1. The Anibal Sanchez experiment is not going well so far.

The veteran right-hander came to Washington over the winter fresh off a fantastic season in Atlanta, one that was an aberration from previous years and may have extended his career. The Nationals hoped he would be much more like his 2018 version and not the guy he was from 2015 through 2017. 

But through five starts, the results have not been pretty, and Wednesday was his worst game yet. Sanchez got rocked for six earned runs on nine hits and five walks in five innings of work. His season ERA sits at 6.00 and he has 16 walks in 27 total innings.

The early returns on the Nats rotation have not been great. Patrick Corbin is their only starter with an ERA below 4.00. But Sanchez has been far and away the weakest link.

The Nats closed out their road trip with a 2-4 mark. Both series were against teams with losing records. They have lost three of their past four series overall.

2. Adam Eaton also had a rough day. His worst moment was in the bottom of the third, when Raimel Tapia knocked a bases-clearing double over his head in right field. 

Eaton appeared to misjudge the ball by stepping in too far. He jumped in an attempt to make up for it with a leaping grab, only to have the ball sail past him and to the wall. Though Victor Robles sprinted over to back him up, Eaton made the play look even worse by giving up on it and doubling over with his hands on his knees in frustration.

Just one frame later, Eaton struck out with the bases loaded to end the top of the fourth. He went 1-for-5 on the day with his lone hit a single in the top of the ninth.

Eaton also had a minor injury scare. While running out a grounder in the first, he slowed down and appeared to be limping. He was then shown on TV chatting with trainer Paul Lessard in the dugout. 

3. Because this is the 2019 Nationals, the bullpen of course played a factor and once again it was an adventure for Trevor Rosenthal.

Per usual, he was pumping heat but with zero control. He began the eighth inning by hitting Charlie Blackmon and finished the frame with three runs allowed on two hits and a walk. Of his 31 pitches, only 16 were strikes and three were wild. 

Those three runs were costly because the Nats scored two in the ninth and left runners on the corners. If Rosenthal had pitched a clean eighth, it would have been a one-run game.

Rosenthal has allowed runs in six of his seven appearances this season. He now leads the majors with five wild pitches.  

Rosenthal remains one of the Nats' highest upside relief options, so it may pay off down the road if they show patience in him. But it continues to be a disaster just about every time he takes the mound.

4. It wasn't all bad for the Nats.
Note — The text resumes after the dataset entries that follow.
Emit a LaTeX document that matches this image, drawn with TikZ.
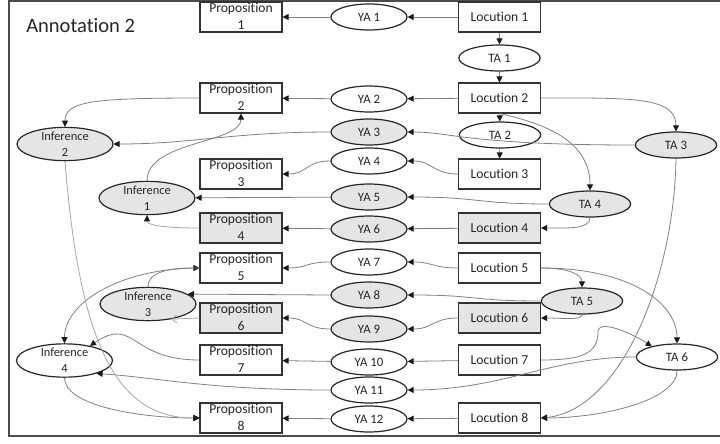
\documentclass[tikz,border=0pt]{standalone}
\usepackage{fontspec}
\setmainfont[Ligatures=NoCommon]{Carlito}
\usetikzlibrary{arrows.meta, shapes.geometric}

% two lines of text that do not stretch the node
\newcommand{\twoline}[2]{\raisebox{-3.2pt}[0pt][0pt]{\begin{tabular}{@{}c@{}}#1\\#2\end{tabular}}}

\begin{document}
\begin{tikzpicture}[x=0.75pt, y=-0.75pt,
    propbox/.style={draw=black!80, line width=0.8pt, fill=white, text=black!85, minimum width=61.5pt, minimum height=22.5pt, inner sep=0pt, font=\fontsize{10.2}{12.6}\selectfont},
    yanode/.style={ellipse, draw=black!85, line width=0.9pt, fill=white, text=black!85, minimum width=57pt, minimum height=19.5pt, inner sep=0pt, font=\fontsize{9.6}{11.5}\selectfont},
    tanode/.style={yanode, minimum width=61pt},
    infnode/.style={yanode, minimum width=72pt, minimum height=25pt, font=\fontsize{9.3}{12}\selectfont},
    shaded/.style={fill=black!10},
    link/.style={draw=black!50, line width=0.6pt, -{Triangle[length=4.5pt, width=4.5pt, color=black!90]}},
    weaklink/.style={draw=black!35, line width=0.6pt, -{Triangle[length=4.5pt, width=4.5pt, color=black!90]}}]
    \useasboundingbox (0,0) rectangle (720,443);
    \draw[black!70, line width=1.2pt] (720,1) -| (9,436) -- (720,436);
    \node[anchor=west, inner sep=0pt, text=black!85, font=\fontsize{15.4}{18}\selectfont] (title) at (26,26) {Annotation 2};

    % Propositions
    \node[propbox] (prop1) at (241,17) {\twoline{Proposition}{1}};
    \node[propbox] (prop2) at (241,98) {\twoline{Proposition}{2}};
    \node[propbox] (prop3) at (241,174) {\twoline{Proposition}{3}};
    \node[propbox, shaded] (prop4) at (241,228) {\twoline{Proposition}{4}};
    \node[propbox] (prop5) at (241,268) {\twoline{Proposition}{5}};
    \node[propbox, shaded] (prop6) at (241,318) {\twoline{Proposition}{6}};
    \node[propbox] (prop7) at (241,360) {\twoline{Proposition}{7}};
    \node[propbox] (prop8) at (241,418) {\twoline{Proposition}{8}};

    % YA nodes
    \node[yanode] (ya1) at (369,17) {YA 1};
    \node[yanode] (ya2) at (369,99) {YA 2};
    \node[yanode, shaded] (ya3) at (369,132) {YA 3};
    \node[yanode] (ya4) at (369,161) {YA 4};
    \node[yanode, shaded] (ya5) at (369,197) {YA 5};
    \node[yanode, shaded] (ya6) at (369,229) {YA 6};
    \node[yanode] (ya7) at (369,262) {YA 7};
    \node[yanode, shaded] (ya8) at (369,295) {YA 8};
    \node[yanode, shaded] (ya9) at (369,329) {YA 9};
    \node[yanode] (ya10) at (369,362) {YA 10};
    \node[yanode] (ya11) at (369,390) {YA 11};
    \node[yanode] (ya12) at (369,419) {YA 12};

    % Locutions
    \node[propbox] (loc1) at (499.5,17) {Locution 1};
    \node[propbox] (loc2) at (499.5,98) {Locution 2};
    \node[propbox] (loc3) at (499.5,174) {Locution 3};
    \node[propbox, shaded] (loc4) at (499.5,228) {Locution 4};
    \node[propbox] (loc5) at (499.5,268) {Locution 5};
    \node[propbox, shaded] (loc6) at (499.5,318) {Locution 6};
    \node[propbox] (loc7) at (499.5,360) {Locution 7};
    \node[propbox] (loc8) at (499.5,418) {Locution 8};

    % TA nodes
    \node[tanode] (ta1) at (499.5,58) {TA 1};
    \node[tanode] (ta2) at (500,135) {TA 2};
    \node[tanode, shaded] (ta3) at (676,145) {TA 3};
    \node[tanode, shaded] (ta4) at (590,204) {TA 4};
    \node[tanode, shaded] (ta5) at (582,301) {TA 5};
    \node[tanode] (ta6) at (677,357) {TA 6};

    % Inferences
    \node[infnode, shaded] (inf2) at (65,144) {\twoline{Inference}{2}};
    \node[infnode, shaded] (inf1) at (147,198) {\twoline{Inference}{1}};
    \node[infnode, shaded] (inf3) at (148,304) {\twoline{Inference}{3}};
    \node[infnode] (inf4) at (64.5,360.5) {\twoline{Inference}{4}};

    % Locution -> YA -> Proposition
    \draw[link] (loc1) -- (ya1);
    \draw[link] (ya1) -- (prop1);
    \draw[link] (loc2) -- (ya2);
    \draw[link] (ya2) -- (prop2);
    \draw[link] (loc3.west) .. controls +(-25,0) and +(25,0) .. (ya4.east);
    \draw[link] (ya4.west) .. controls +(-25,0) and +(25,0) .. (prop3.east);
    \draw[link] (loc4) -- (ya6);
    \draw[link] (ya6) -- (prop4);
    \draw[link] (loc5.west) .. controls +(-25,0) and +(25,0) .. (ya7.east);
    \draw[link] (ya7.west) .. controls +(-25,0) and +(25,0) .. (prop5.east);
    \draw[link] (loc6.west) .. controls +(-25,0) and +(25,0) .. (ya9.east);
    \draw[link] (ya9.west) .. controls +(-25,0) and +(25,0) .. (prop6.east);
    \draw[link] (loc7) -- (ya10);
    \draw[link] (ya10) -- (prop7);
    \draw[link] (loc8) -- (ya12);
    \draw[link] (ya12) -- (prop8);

    % transitions
    \draw[link] (loc1) -- (ta1);
    \draw[link] (ta1) -- (loc2);
    \draw[link] (loc2) -- (ta2);
    \draw[link] (ta2) -- (loc3);
    \draw[link] (loc2.east) .. controls +(90,0) and +(0,-35) .. (ta3.north);
    \draw[link] (loc2.south) .. controls +(55,12) and +(0,-45) .. (ta4.north);
    \draw[link] (ta4.south) .. controls +(0,12) and +(25,0) .. (loc4.east);
    \draw[link] (loc5.east) .. controls +(30,0) and +(0,-12) .. (ta5.north);
    \draw[link] (loc5.east) .. controls +(90,0) and +(0,-40) .. (ta6.north);
    \draw[link] (ta5.south) .. controls +(0,6) and +(22,0) .. (loc6.east);
    \draw[link] (loc7.east) .. controls +(40,0) and +(0,22) .. (598,332) .. controls +(0,-14) and +(-18,-12) .. (ta6.157);
    \draw[link] (ta6.south) .. controls +(0,30) and +(60,0) .. (loc8.east);
    \draw[link] (ta3.south) .. controls +(-2,120) and +(80,-8) .. (loc8.east);

    % TA -> YA
    \draw[link] (ta3.west) .. controls +(-166,0) and +(43,0) .. (ya3.east);
    \draw[link] (ta4.west) .. controls +(-70,0) and +(70,0) .. (ya5.east);
    \draw[link] (ta5.west) .. controls +(-70,0) and +(70,0) .. (ya8.east);
    \draw[link] (ta6.west) .. controls +(-85,0) and +(95,0) .. (ya11.east);

    % YA -> Inference
    \draw[link] (ya3.west) .. controls +(-100,0) and +(80,0) .. (inf2.east);
    \draw[link] (ya5) -- (inf1);
    \draw[link] (ya8.west) -- (inf3.14);
    \draw[link] (ya11.west) .. controls +(-120,0) and +(60,4) .. (inf4.-22);

    % Inference arguments
    \draw[link] (prop2.west) .. controls +(-110,0) and +(0,-25) .. (inf2.north);
    \draw[link] (inf1.north) .. controls +(0,-40) and +(0,30) .. (prop2.south);
    \draw[weaklink] (prop4.west) .. controls +(-35,0) and +(0,10) .. (inf1.south);
    \draw[link] (inf3.north) .. controls +(0,-15) and +(-30,0) .. (prop5.west);
    \draw[link] (prop5.west) .. controls +(-80,0) and +(0,-40) .. (inf4.north);
    \draw[draw=black!35, line width=0.6pt, -{Straight Barb[length=3.5pt, width=6pt]}] (prop6.west) -- (inf3.-33);
    \draw[link] (prop7.west) .. controls +(-70,0) and +(45,-30) .. (inf4.30);
    \draw[link] (inf4.south) .. controls +(0,28) and +(-60,0) .. (prop8.west);
    \draw[weaklink] (inf2.south) .. controls +(15,190) and +(-80,0) .. (prop8.west);
\end{tikzpicture}
\end{document}
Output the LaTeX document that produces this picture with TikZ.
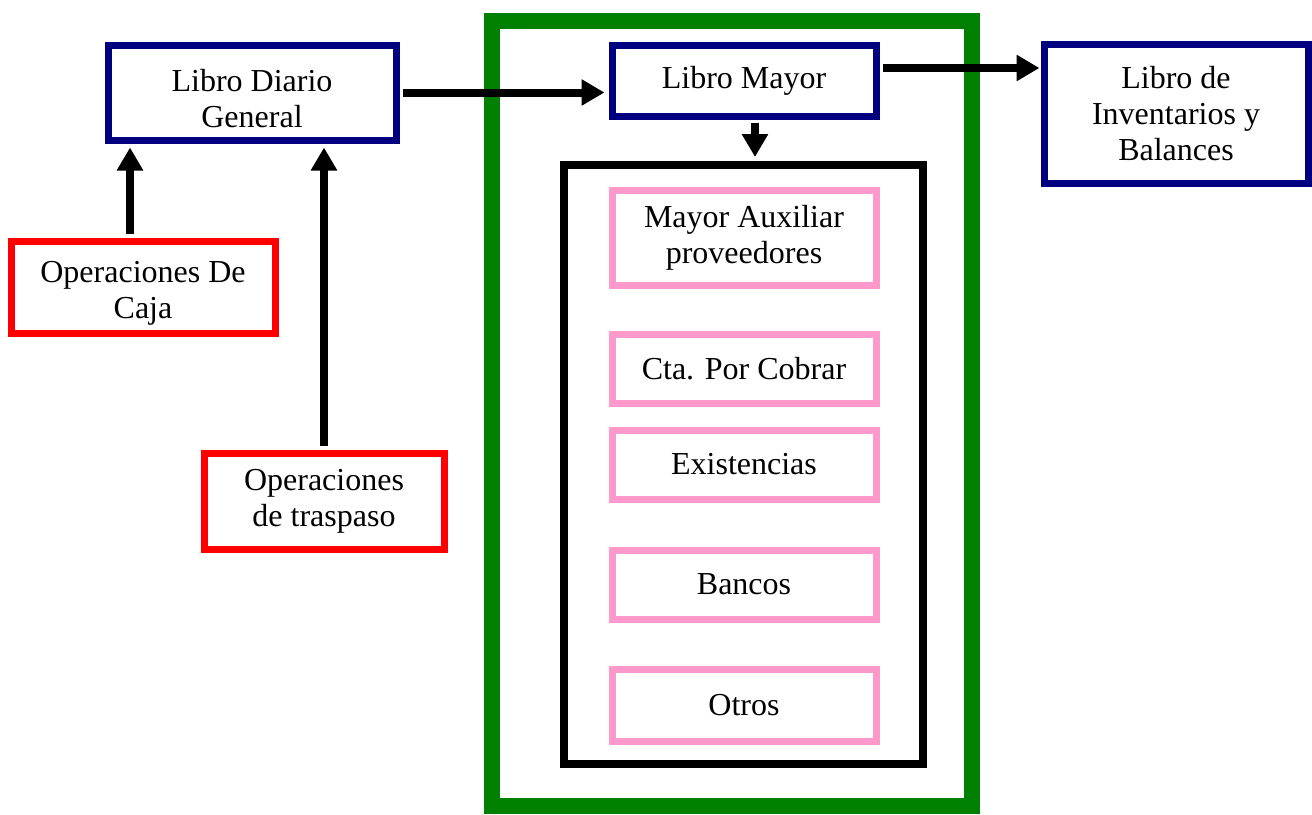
\documentclass[tikz,border=0pt]{standalone}
\usepackage{fontspec}
\setmainfont{Liberation Serif}
\usetikzlibrary{arrows.meta, positioning}
\definecolor{navyblue}{RGB}{0,0,128}
\definecolor{darkgreen}{RGB}{0,128,0}
\definecolor{pinkline}{RGB}{255,153,204}
\newcommand{\alto}{\rule{0pt}{17pt}}

\begin{document}
\begin{tikzpicture}[x=0.5pt, y=-0.5pt,
    every node/.style={font=\fontsize{16}{18}\selectfont, align=center},
    libro/.style={rectangle, draw=navyblue, line width=3.5pt, minimum width=132pt},
    oper/.style={rectangle, draw=red, line width=3.5pt},
    aux/.style={rectangle, draw=pinkline, line width=3.5pt, minimum width=132pt, minimum height=34.5pt},
    line/.style={draw, -{Triangle[width=12.5pt,length=11.5pt]}, line width=4pt, shorten >=2pt, shorten <=1.75pt}
]
\useasboundingbox (0,0) rectangle (1312,814);

\node [draw=darkgreen, line width=8pt, minimum width=240pt, minimum height=392.5pt] (grupo) at (732,413.5) {};
\node [libro, minimum width=144pt, minimum height=47.5pt] (diario) at (252,92.5) {\alto Libro Diario\\General};
\node [oper, minimum width=132pt, minimum height=46pt] (caja) at (143,287) {\alto Operaciones De\\Caja};
\node [oper, minimum width=120pt, minimum height=48pt] (traspaso) at (324,501) {Operaciones\\de traspaso};
\node [libro, minimum height=35.5pt] (mayor) at (744,80.5) {Libro Mayor};
\node [libro, minimum height=69.5pt] (inventarios) at (1176,113.5) {Libro de\\Inventarios y\\Balances};
\node [draw, line width=4pt, minimum width=179.5pt, minimum height=299.5pt] (auxiliares) at (743.5,464.5) {};
\node [aux, minimum height=47.5pt] (proveedores) at (744,237.5) {Mayor Auxiliar\\proveedores};
\node [aux] (cobrar) at (744,368.5) {Cta. Por Cobrar};
\node [aux] (existencias) at (744,464.5) {Existencias};
\node [aux] (bancos) at (744,584.5) {Bancos};
\node [aux, minimum height=36pt] (otros) at (744,705) {Otros};

\coordinate (c1) at ([xshift=-6.5pt]caja.north);
\coordinate (m1) at ([yshift=6.25pt]mayor.east);
\coordinate (m2) at ([xshift=5.5pt]mayor.south);

\path [line] (c1) -- (c1 |- diario.south);
\path [line] (traspaso.north) -- (traspaso.north |- diario.south);
\path [line] (diario.east) -- (diario.east -| mayor.west);
\path [line, shorten >=0.5pt] (m1) -- (m1 -| inventarios.west);
\path [line] (m2) -- (m2 |- auxiliares.north);

\end{tikzpicture}
\end{document}
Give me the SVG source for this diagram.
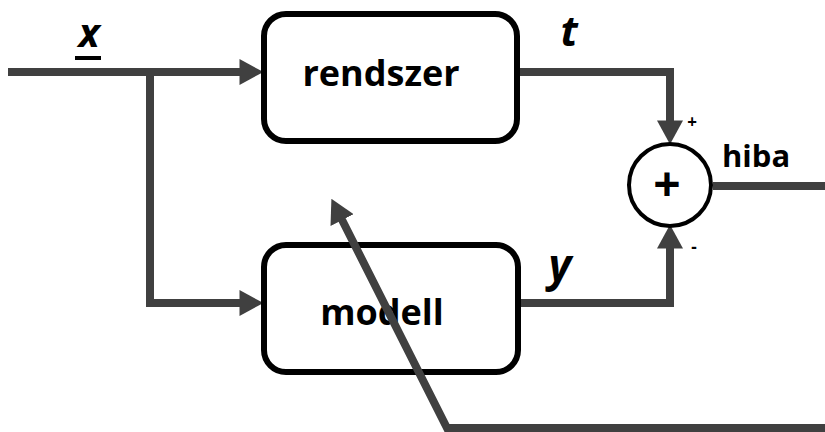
<svg xmlns="http://www.w3.org/2000/svg" width="825" height="432" viewBox="0 0 825 432">
<style>
.wire{fill:none;stroke:#404040;stroke-width:8;stroke-linejoin:miter}
.box{fill:#fff;stroke:#000;stroke-width:6}
.lbl{font-family:"Open Sans","Liberation Sans",sans-serif;font-weight:bold;fill:#000}
.var{font-family:"Open Sans","Liberation Sans",sans-serif;font-weight:bold;font-style:italic;fill:#000}
</style>
<defs>
<marker id="ah" markerUnits="userSpaceOnUse" markerWidth="24" markerHeight="26" viewBox="0 0 22 24" refX="6" refY="12" orient="auto">
<path d="M0,0 L22,12 L0,24 z" fill="#404040"/>
</marker>
</defs>
<g id="connectors">
<path class="wire" d="M8,72 H246" marker-end="url(#ah)"/>
<path class="wire" d="M150,72 V303 H246" marker-end="url(#ah)"/>
<path class="wire" d="M517,72 H670 V127" marker-end="url(#ah)"/>
<path class="wire" d="M518,303 H670 V242" marker-end="url(#ah)"/>
<path class="wire" d="M713,186 H825"/>
</g>
<g id="rendszer">
<rect class="box" x="264" y="14" width="253" height="127" rx="22"/>
<text class="lbl" x="381" y="86" font-size="36" text-anchor="middle">rendszer</text>
</g>
<g id="modell">
<rect class="box" x="264" y="245" width="254" height="127" rx="22"/>
<text class="lbl" x="382" y="325" font-size="36" text-anchor="middle">modell</text>
</g>
<g id="sum">
<circle cx="670" cy="185" r="41" fill="#fff" stroke="#000" stroke-width="4"/>
<text class="lbl" x="667" y="201" font-size="48" text-anchor="middle">+</text>
<text class="lbl" x="692" y="128" font-size="17" text-anchor="middle">+</text>
<text class="lbl" x="694" y="253" font-size="17" text-anchor="middle">-</text>
</g>
<g id="adjust">
<path class="wire" d="M825,428 H447 L339.2,214.3" marker-end="url(#ah)"/>
</g>
<g id="labels">
<text class="var" x="89" y="47" font-size="40" text-anchor="middle">x</text>
<rect x="75" y="56" width="26" height="4" fill="#000"/>
<text class="var" x="569" y="46" font-size="42" text-anchor="middle">t</text>
<text class="var" x="560" y="281" font-size="44" text-anchor="middle">y</text>
<text class="lbl" x="722" y="167" font-size="31">hiba</text>
</g>
</svg>
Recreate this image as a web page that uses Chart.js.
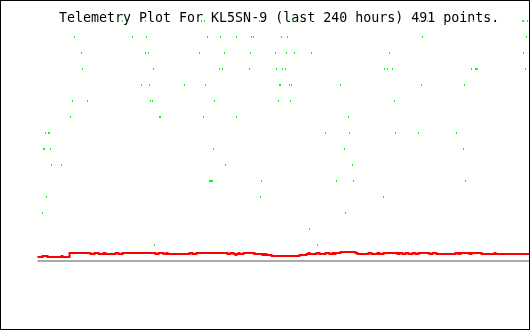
<!DOCTYPE html>
<html>
<head>
<meta charset="utf-8">
<script src="https://cdn.jsdelivr.net/npm/chart.js@4/dist/chart.umd.min.js"></script>
<style>
  html, body { margin: 0; padding: 0; background: #ffffff; }
  #wrap { width: 530px; height: 330px; }
</style>
</head>
<body>
<div id="wrap"><canvas id="c" width="530" height="330"></canvas></div>
<script>
// ---- data (x = sample index 0..491, y = telemetry value) ----
const titleText = "Telemetry Plot For KL5SN-9 (last 240 hours) 491 points.";

const greenLevels = [240, 224, 208, 192, 176, 160, 144, 128, 112, 96, 80, 64, 48, 32, 16];
const g240 = [84, 107, 163, 166, 221, 254, 273, 381, 389, 435, 484, 485, 489];
const g224 = [36, 94, 108, 169, 182, 198, 213, 215, 243, 249, 384, 488];
const g208 = [43, 107, 110, 161, 186, 212, 237, 248, 256, 273, 351, 485];
const g192 = [44, 115, 181, 184, 211, 238, 244, 247, 346, 349, 354, 433, 437, 438, 439, 487];
const g176 = [103, 111, 146, 167, 241, 242, 251, 253, 302, 383, 426];
const g160 = [34, 49, 112, 114, 176, 240, 252, 356];
const g144 = [32, 121, 122, 165, 198, 310];
const g128 = [7, 10, 11, 287, 311, 357, 380, 418];
const g112 = [5, 6, 12, 175, 306, 425];
const g96  = [13, 23, 187, 314];
const g80  = [171, 172, 173, 174, 223, 298, 315, 427];
const g64  = [8, 222, 345];
const g48  = [4, 307];
const g32  = [271];
const g16  = [116, 279];
const greenSamples = [g240, g224, g208, g192, g176, g160, g144, g128, g112, g96, g80, g64, g48, g32, g16];

const redStart = [0, 4, 9, 23, 24, 31, 52, 56, 60, 65, 67, 77, 80, 84, 117, 120, 125, 128, 129, 151,
  154, 158, 189, 192, 195, 197, 198, 200, 201, 205, 216, 224, 226, 228, 233, 261, 268, 270, 271, 278,
  281, 287, 291, 294, 295, 297, 302, 317, 319, 330, 333, 339, 341, 345, 359, 361, 364, 367, 370, 374,
  377, 380, 391, 394, 398, 417, 420, 422, 431, 433, 443, 456, 457, 491];
const redValue = [4, 5, 4, 5, 4, 8, 7, 8, 7, 8, 7, 8, 7, 8, 7, 8, 7, 8, 7, 8,
  7, 8, 7, 8, 7, 6, 7, 8, 7, 8, 7, 6, 7, 6, 5, 6, 7, 8, 7, 8,
  7, 8, 7, 8, 7, 8, 9, 8, 7, 8, 7, 8, 7, 8, 7, 8, 7, 8, 7, 8,
  7, 8, 7, 8, 7, 8, 7, 8, 7, 8, 7, 8, 7, 7];

const baseX = [0, 491];
const baseY = [0, 0];

// ---- build datasets ----
const greenPts = [];
greenLevels.forEach((lv, k) => greenSamples[k].forEach(i => greenPts.push({ x: i, y: lv })));
const redPts = redStart.map((s, k) => ({ x: s, y: redValue[k] }));
const basePts = baseX.map((x, k) => ({ x: x, y: baseY[k] }));

const framePlugin = {
  id: 'frame',
  beforeDraw(chart) {
    const ctx = chart.ctx;
    ctx.save();
    ctx.fillStyle = '#ffffff';
    ctx.fillRect(0, 0, chart.width, chart.height);
    ctx.restore();
  },
  beforeDatasetsDraw(chart) {
    const ctx = chart.ctx;
    ctx.save();
    ctx.fillStyle = '#000000';
    ctx.font = '13.3px "DejaVu Sans Mono", monospace';
    ctx.textBaseline = 'alphabetic';
    ctx.textAlign = 'left';
    ctx.fillText(titleText, 59, 21.5);
    ctx.restore();
  },
  afterDraw(chart) {
    const ctx = chart.ctx;
    ctx.save();
    ctx.strokeStyle = '#000000';
    ctx.lineWidth = 1;
    ctx.strokeRect(0.5, 0.5, chart.width - 1, chart.height - 1);
    ctx.restore();
  }
};

new Chart(document.getElementById('c'), {
  type: 'scatter',
  data: {
    datasets: [
      {
        data: basePts, showLine: true, borderColor: '#aaaaaa', borderWidth: 2,
        pointRadius: 0, borderCapStyle: 'square', clip: false
      },
      {
        data: redPts, showLine: true, stepped: 'before', borderColor: '#ff0000', borderWidth: 2,
        pointRadius: 0, borderCapStyle: 'square', clip: false
      },
      {
        data: greenPts, showLine: false, pointStyle: 'line', pointRotation: 90, pointRadius: 1,
        pointBorderWidth: 1, pointBorderColor: '#00ff00', pointBackgroundColor: '#00ff00', clip: false
      }
    ]
  },
  options: {
    responsive: false,
    devicePixelRatio: 1,
    animation: false,
    events: [],
    layout: { autoPadding: false, padding: { left: 38, right: 0, top: 0, bottom: 0 } },
    plugins: { legend: { display: false }, tooltip: { enabled: false }, title: { display: false } },
    scales: {
      x: { type: 'linear', display: false, min: -0.5, max: 491.5 },
      y: { type: 'linear', display: false, min: -69, max: 261 }
    }
  },
  plugins: [framePlugin]
});
</script>
</body>
</html>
Juan Soto, who fouled a pitch off his right ankle in Tuesday's game, played in this one and launched his fourth homer of the season over the right field fence. He also drew a walk.

Jake Noll made the first start of his MLB career and landed his first hit. He rifled a double down the left field line in the second inning to score Matt Adams. 

Noll started at third base, which was a bit of a strange sight. By now everyone knows of him as the guy who looks like Ryan Zimmerman; now he's playing his old position?

5. The Rockies got a key piece back in their lineup, a guy who is a familiar face to Nats fans. Wednesday was Daniel Murphy's return from a fractured left finger. 

The injury gave him a four-to-six week recovery timeline, but he came back a few days early. Perhaps that can be taken as a sign of hope for Trea Turner, who remains out with a broken finger himself.

Murphy did some damage against his former team. He singled in his first at-bat off Sanchez, then walked and scored in the third inning. He also moved a runner over on a lineout in the fourth that contributed to a run.

Murphy's best highlight, though, came in between innings when he barely avoided disaster while running onto the field during the Rockies' equivalent of the Presidents Race.